そして前述したセリフ「現実のほうがリアルだ」がモノローグとして語られる。
このシーンだが、醸し出す臭いが何かに似ているかと思ったら、映画「時計じかけのオレンジ」のラストシーンであった。
時計じかけ〜のラストシーンは、主人公の男が、裸の女性との快楽に溺れながら、それを周りにいる紳士淑女に見せつけながら「完璧に治ったね・・・」と、心の声で終わる。
レディプレイヤー1のラストシーンは、さながら、このシーンのオマージュなのではないかと思われる。

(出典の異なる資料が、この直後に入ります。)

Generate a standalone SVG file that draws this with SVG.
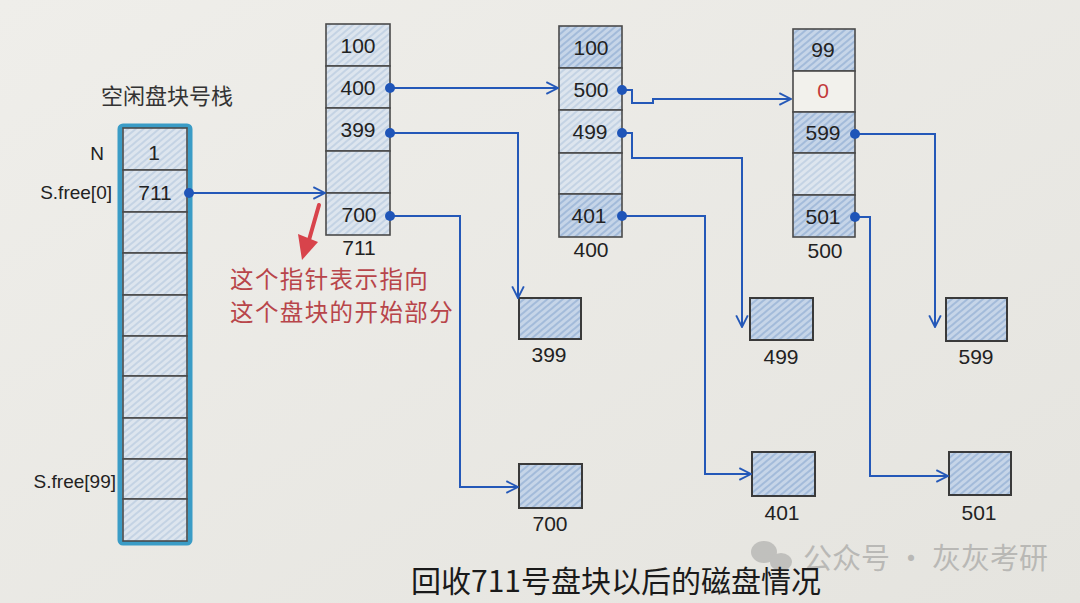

「何故、時計じかけのオレンジ?」という理由は簡単である。
レディプレイヤー1の監督であるスティーブン・スピルバーグは、時計じかけのオレンジ、そして劇中にも使われた映画「シャイニング」の映画監督「スタンリー・キューブリック」のマニアであり、オタクであり、崇拝しており、親友だからだ。
ラストシーンの本当の意味
思うに、スティーブン・スピルバーグにとって、レディプレイヤー1という映画は「シャイニング」を再現するためだけの題材だったのに過ぎないのでは? と思われる。
これは少し言い過ぎかもしれないが、監督を引き受けた真の「動機」は、そこであろう。
故に、映画が伝える監督からのメッセージは、希薄である。
スタンリー・キューブリックが時計じかけのオレンジを撮影した動機が「少し未来の世界はドラッグと暴力に溢れているだろうから、そういう映像を撮りたい」というものと同じで、スティーブン・スピルバーグも「少し未来の世界はVR中毒者とドローンが溢れているだろうから、そういう映像を撮りたい」というものだったのではないだろうか?
最後に主人公が言った「現実のほうがリアル」という言い回しも、時計じかけのオレンジの「完璧に治った」というセリフをレディプレイヤー1の世界に当てはめたものに過ぎない。
もう少し深読みすれば、そもそも主人公の青年は仮想現実の世界に身を置くものの、本心は現実世界で富豪のような生活を送りたい俗物主義者。あくまでVRの世界は仕事場なのだ。
物語の途中で、カギを探すために必要なアイテムよりも、快楽を優先して、現実世界で使える高級VRスーツ(特に股間部が高級)を購入してしまうくらいの俗物主義者だ。
彼にとって、VRの世界とは、所詮「現実世界でのし上がるためのステップ」に過ぎなかったのだろう。
元々は、ひとりでカギを全部集め、賞金を独り占めする予定でもあったくらいで、最終決戦前の演説などは、本人にとってはありえない姿だったのかもしれない。
つまり、主人公の青年は、ラストシーンで本来あるべき姿に「完璧に治った」のである。
スティーブン・スピルバーグが崇拝する「スタンリー・キューブリック」は、映画の中にメッセージを残さない映画監督として有名だ。
美麗映像先行主義で、美しく、左右対象の映像が撮影できればそれでOK
その代表的なものが「2001年宇宙の旅」である。
時計じかけのオレンジも、2001年宇宙の旅も、ネットを探せばいくらでも出てくる「あのシーンの本当の意味」というものは、全てファンが後付けで作ったものに過ぎない。
スタンリー・キューブリックは「ただ、そういう映像が撮りたかった」だけだ。
スティーブン・スピルバーグも、自分の撮影した映画で、そんな「ファンが後から勝手にシーンに意味をつけてくれる」映画を撮りたかっただけなのかもしれない。
そう考えると、この映画の「本当の意味」が見えてくる。